Review by the President and CEO

Half Yearly Report January 1 - June 30, 2017 (published July 20, 2017)

“We continued the company’s turnaround and the stabilisation of our operations in the second quarter of 2017. While profitability-wise the quarter was a difficult one for the company, the work is progressing according to plan. The challenges in our risk projects impacted both profitability and cash flow and overshadowed the good progress we have done elsewhere. We continued to implement corrective actions to improve our project business performance and were able to avoid any new projects entering our risk project list this year.

Caverion’s revenue for the second quarter of 2017 was EUR 565.1 (615.5) million and EBITDA EUR -13.0 (-14.4) million. There was a negative impact for the period from currencies, lower number of working days, write-downs and our more selective tendering. Our market environment remains favourable. Divisions Finland and Austria improved their solid performance. Division Denmark-Norway continued its turnaround and I am delighted that Norway has stabilised its position among our well-performing countries. There are also signals that Sweden is starting to turn around, for example our cash flow in Sweden was clearly better than last year. In Services business, Technical Maintenance and Managed Services continued to improve the performance. The Services business grew by 3.1 percent in the second quarter, while the revenue of the Projects business decreased by 17.7 percent.

Our project business performance was burdened by large-scale write-downs particularly in Industrial Solutions and Germany. The write-downs and remaining project performance risks relate to about 15 risk projects, most of which will be completed this year. I am pleased that we have no new projects added to our risk list this year. Our profitability for the period was significantly burdened by cost overruns and write-downs in a set of Industrial Solutions projects in the new bioproduct plant in Finland, where we plan to finalise our work this summer.

We expect to realise savings from the completed restructuring actions and from discretionary fixed cost reductions. In the first half of the year, our personnel expenses decreased by about 3.7 percent and our other operating expenses by about 4.4 percent from the previous year. We launched further performance and utilisation improvement actions in divisions Sweden and Industrial Solutions in the second quarter. These additional actions amounted to restructuring costs of approximately EUR 6.3 million and their estimated total savings impact is approximately EUR 2.7 million in 2017 and EUR 5.5 million in 2018. Overall, these actions are estimated to lead to personnel reductions affecting approximately 160 employees in Sweden. In addition there were further restructuring costs of EUR 0.7 million in the second quarter in Industrial Solutions.

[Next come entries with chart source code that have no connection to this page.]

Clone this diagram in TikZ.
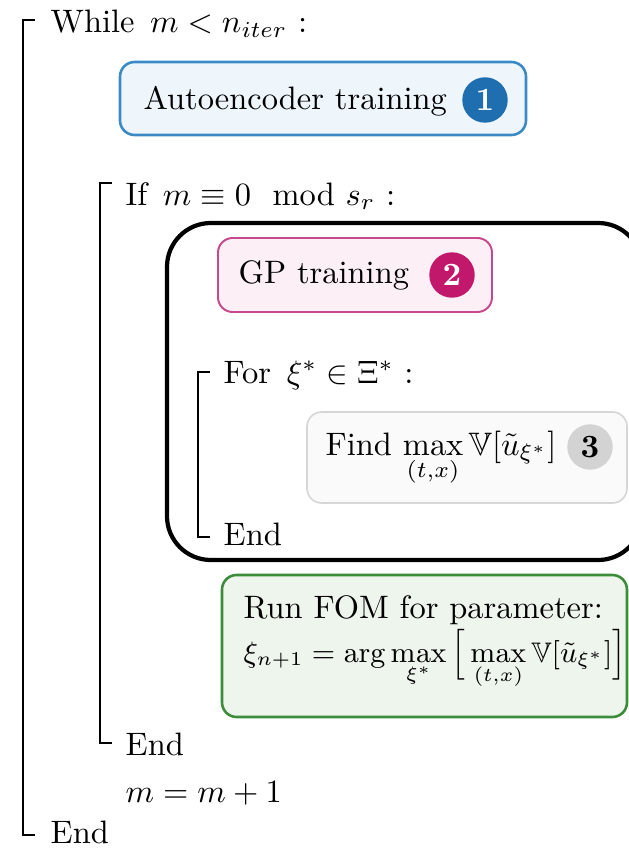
\documentclass[tikz,border=0pt]{standalone}
\usepackage{amsmath}
\usepackage{amssymb}
\usepackage{xcolor}
\usetikzlibrary{fit}

\definecolor{aeline}{HTML}{3B8AC4}
\definecolor{aefill}{HTML}{EEF6FC}
\definecolor{aedark}{HTML}{1F6EB0}
\definecolor{gpline}{HTML}{C8488C}
\definecolor{gpfill}{HTML}{FCF0F6}
\definecolor{gpdark}{HTML}{C2186B}
\definecolor{vrline}{HTML}{D6D6D6}
\definecolor{vrfill}{HTML}{FAFAFA}
\definecolor{vrdark}{HTML}{D3D3D3}
\definecolor{fomline}{HTML}{3C8C3C}
\definecolor{fomfill}{HTML}{EEF5EC}

\begin{document}
\begin{tikzpicture}[
    x=0.308pt, y=-0.308pt,
    stage/.style={rectangle, rounded corners=4.5pt, inner sep=0pt, line width=0.8pt},
    frame/.style={rectangle, draw, rounded corners=13.5pt, inner sep=0pt, line width=1.3pt},
    badge/.style={circle, inner sep=0pt, minimum size=14pt, font=\bfseries},
    txt/.style={anchor=base west, inner sep=0pt},
    bracket/.style={line width=0.9pt}
]
    \useasboundingbox (0,0) rectangle (628,850);

    % Boxes
    \node[stage, draw=aeline, fill=aefill, fit={(120,62) (526,135)}] (ae) {};
    \node[frame, fit={(167,223) (642,560)}] (gpblock) {};
    \node[stage, draw=gpline, fill=gpfill, line width=0.6pt, fit={(218,238) (492,312)}] (gp) {};
    \node[stage, draw=vrline, fill=vrfill, line width=0.5pt, fit={(307,412) (627,503)}] (var) {};
    \node[stage, draw=fomline, fill=fomfill, fit={(222,575) (627,717)}] (fom) {};

    % Badges
    \node[badge, fill=aedark, text=white] (b1) at (485,100) {1};
    \node[badge, fill=gpdark, text=white] (b2) at (452,275) {2};
    \node[badge, fill=vrdark] (b3) at (590,447) {3};

    % Text
    \node[txt] (while) at (50,33) {While\hspace{1.5pt} $m < n_{iter}$ :};
    \node[txt] (aetxt) at (143,110) {Autoencoder training};
    \node[txt] (if) at (125,205) {If\hspace{1.5pt} $m \equiv 0 \mod s_r$ :};
    \node[txt] (gptxt) at (238,283) {GP training};
    \node[txt] (for) at (223,383) {For\hspace{1.5pt} $\xi^* \in \Xi^*$ :};
    \node[txt] (vartxt) at (325,455) {Find $\max\limits_{(t,x)} \mathbb{V}[\tilde{u}_{\xi^*}]$};
    \node[txt] (endfor) at (223,545) {End};
    \node[txt] (fomtxt) at (243,618) {Run FOM for parameter:};
    \node[txt, font=\fontsize{8.7}{10.5}\selectfont] (fomeq) at (243,662) {$\xi_{n+1} = \arg\max\limits_{\xi^*} \Big[\max\limits_{(t,x)} \mathbb{V}[\tilde{u}_{\xi^*}]\Big]$};
    \node[txt] (endif) at (125,755) {End};
    \node[txt] (incr) at (125,802) {$m = m + 1$};
    \node[txt] (endwhile) at (50,843) {End};

    % Brackets
    \draw[bracket] (35,20) -- (23,20) -- (23,835) -- (35,835);
    \draw[bracket] (112,183) -- (100,183) -- (100,743) -- (112,743);
    \draw[bracket] (210,372) -- (198,372) -- (198,537) -- (210,537);
\end{tikzpicture}
\end{document}
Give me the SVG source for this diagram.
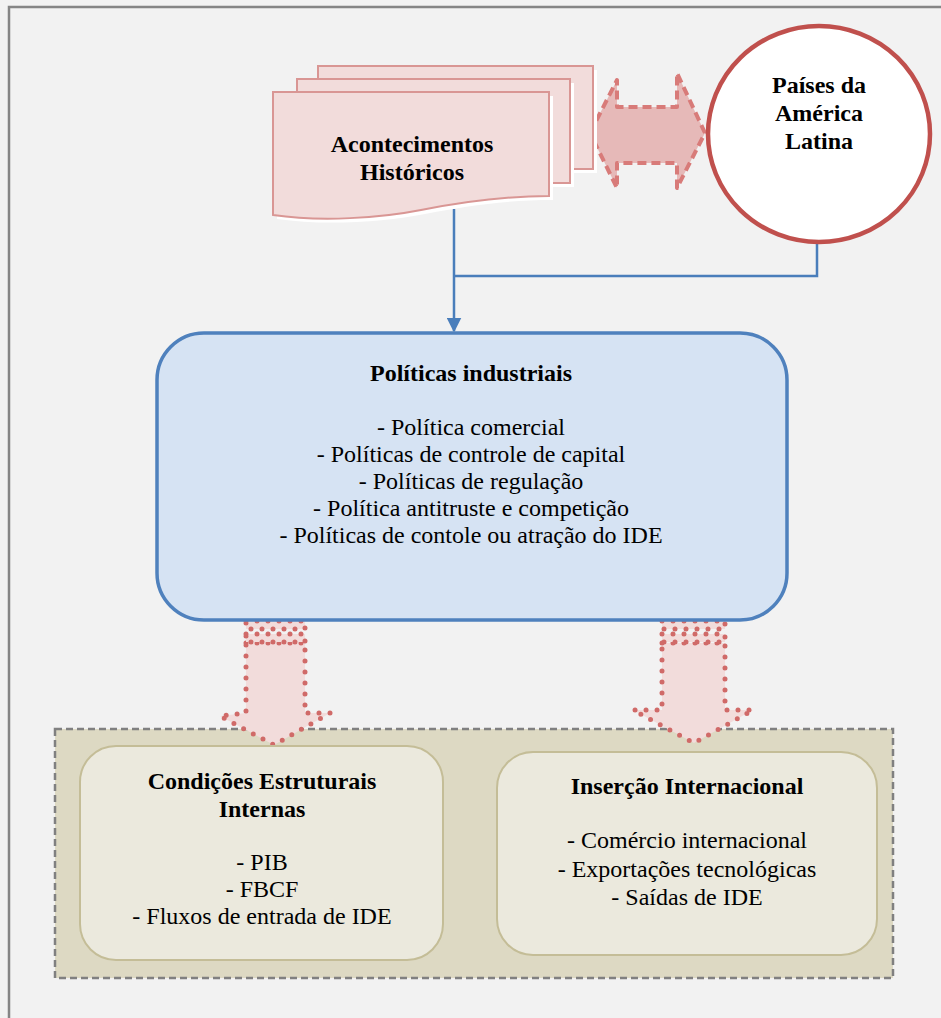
<svg xmlns="http://www.w3.org/2000/svg" width="941" height="1018" viewBox="0 0 941 1018">
  <defs>
    <marker id="arrowBlue" viewBox="0 0 10 10" refX="9" refY="5" markerWidth="15" markerHeight="15" markerUnits="userSpaceOnUse" orient="auto">
      <path d="M0,0 L10,5 L0,10 Z" fill="#4a7ebb"/>
    </marker>
  </defs>
  <style>
    text { font-family: "Liberation Serif", "Times New Roman", serif; font-size: 24px; fill: #000; text-anchor: middle; }
    .bold { font-weight: bold; }
    .page { fill: #f2dcdb; stroke: #d99694; stroke-width: 2; }
    .shadow { fill: #ffffff; }
    .dotted { fill: #f2dcdb; stroke: #d06a68; stroke-width: 5; stroke-dasharray: 0 11; stroke-linecap: round; stroke-linejoin: round; }
    .stripe { fill: #f2dcdb; stroke: #d06a68; stroke-width: 5; stroke-dasharray: 0 11; stroke-linecap: round; }
    .conn { fill: none; stroke: #4a7ebb; stroke-width: 2.5; }
    .inner { fill: #ebe9dd; stroke: #c4bd97; stroke-width: 2; }
  </style>

  <!-- page background and frame -->
  <rect x="0" y="0" width="941" height="1018" fill="#f2f2f2"/>
  <rect x="9" y="7" width="945" height="1030" fill="#f2f2f2" stroke="#858585" stroke-width="2.5"/>

  <!-- outcome container -->
  <g id="resultados">
    <rect x="55" y="729" width="838" height="249" fill="#ddd9c3" stroke="#808080" stroke-width="2.5" stroke-dasharray="7 4"/>
  </g>

  <!-- connectors -->
  <g id="connectors">
    <path class="conn" d="M454,209 V331" marker-end="url(#arrowBlue)"/>
    <path class="conn" d="M817,243 V276 H454"/>
    <!-- two-way link between documents and circle -->
    <path d="M590,133 L617,80 V107 H677 V73 L705,133 L677,188 V163 H617 V188 Z" fill="#e6b9b8" stroke="#d87b79" stroke-width="4" stroke-dasharray="9 5" stroke-linejoin="round"/>
    <!-- striped dotted down arrow, left -->
    <path class="dotted" d="M246,643 H305 V713 H330 L274,745 L220,716 L246,713 Z"/>
    <rect class="stripe" x="246" y="621" width="59" height="8"/>
    <rect class="stripe" x="246" y="634" width="59" height="8"/>
    <!-- striped dotted down arrow, right -->
    <path class="dotted" d="M662,643 H725 V710 H753 L694,743 L633,710 L662,710 Z"/>
    <rect class="stripe" x="662" y="621" width="63" height="8"/>
    <rect class="stripe" x="662" y="634" width="63" height="8"/>
  </g>

  <!-- historical events: stacked documents -->
  <g id="acontecimentos">
    <rect class="shadow" x="322" y="70" width="275" height="103"/>
    <rect class="page" x="318" y="66" width="275" height="103"/>
    <rect class="shadow" x="301" y="83" width="273" height="104"/>
    <rect class="page" x="297" y="79" width="273" height="104"/>
    <path class="shadow" d="M277,96 H553 V200 C505,200 465,206 425,214 C385,222 325,226 277,219 Z"/>
    <path class="page" d="M273,92 H549 V196 C501,196 461,202 421,210 C381,218 321,222 273,215 Z"/>
    <text class="bold" x="412" y="152">Acontecimentos</text>
    <text class="bold" x="412" y="180">Históricos</text>
  </g>

  <!-- Latin American countries -->
  <g id="paises">
    <ellipse cx="819" cy="134" rx="111" ry="108" fill="#ffffff" stroke="#c0504d" stroke-width="4.5"/>
    <text class="bold" x="819" y="93">Países da</text>
    <text class="bold" x="819" y="121">América</text>
    <text class="bold" x="819" y="149">Latina</text>
  </g>

  <!-- industrial policies -->
  <g id="politicas">
    <rect x="157" y="333" width="630" height="287" rx="47" ry="47" fill="#d6e3f3" stroke="#4f81bd" stroke-width="3.5"/>
    <text class="bold" x="471" y="381">Políticas industriais</text>
    <text x="471" y="435">- Política comercial</text>
    <text x="471" y="462">- Políticas de controle de capital</text>
    <text x="471" y="489">- Políticas de regulação</text>
    <text x="471" y="516">- Política antitruste e competição</text>
    <text x="471" y="543">- Políticas de contole ou atração do IDE</text>
  </g>

  <g id="condicoes">
    <rect class="inner" x="80" y="746" width="363" height="214" rx="36" ry="36"/>
    <text class="bold" x="262" y="789">Condições Estruturais</text>
    <text class="bold" x="262" y="817">Internas</text>
    <text x="262" y="870">- PIB</text>
    <text x="262" y="897">- FBCF</text>
    <text x="262" y="924">- Fluxos de entrada de IDE</text>
  </g>

  <g id="insercao">
    <rect class="inner" x="497" y="752" width="380" height="203" rx="36" ry="36"/>
    <text class="bold" x="687" y="794">Inserção Internacional</text>
    <text x="687" y="848">- Comércio internacional</text>
    <text x="687" y="877">- Exportações tecnológicas</text>
    <text x="687" y="905">- Saídas de IDE</text>
  </g>
</svg>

In the first half of the year, we made write-downs totalling EUR 18.3 million related to above mentioned risk projects in divisions Industrial Solutions and Germany. After these write-downs and following our latest assessment completed in July, the remaining project performance risks for the rest of the year are still estimated to be about EUR 20 million. The increase compared to our earlier estimates is caused almost solely by the above mentioned Industrial Solutions project in Finland where we have made write-downs totalling EUR 11.2 million. With respect to old overdue trade receivables, we have succeeded in collecting certain old receivables without major impact on profitability. The estimate for full-year risk related to old overdue trade receivables is slightly lower than the earlier anticipated up to EUR 10 million in 2017. The risk related to utilisation is estimated not to exceed the level of up to EUR 10 million indicated earlier. However, we are ready to implement further cost savings during 2017 if necessary.

In early June we issued a EUR 100 million hybrid bond. It was important for us in the middle of our turnaround, as the hybrid bond strengthened our capital structure and financial position and provided us with a platform to further develop our business. I am very pleased with the confidence the bond investors showed in our company.

Caverion’s financial performance in 2017 is negatively impacted mainly by our project business performance. In our current turnaround phase we must first complete the risk projects, restructurings and other corrective actions. We have further strengthened our management team and are currently completing our strategy towards 2020. We will tell more about it at our Capital Markets Day in Helsinki on November 7, 2017.”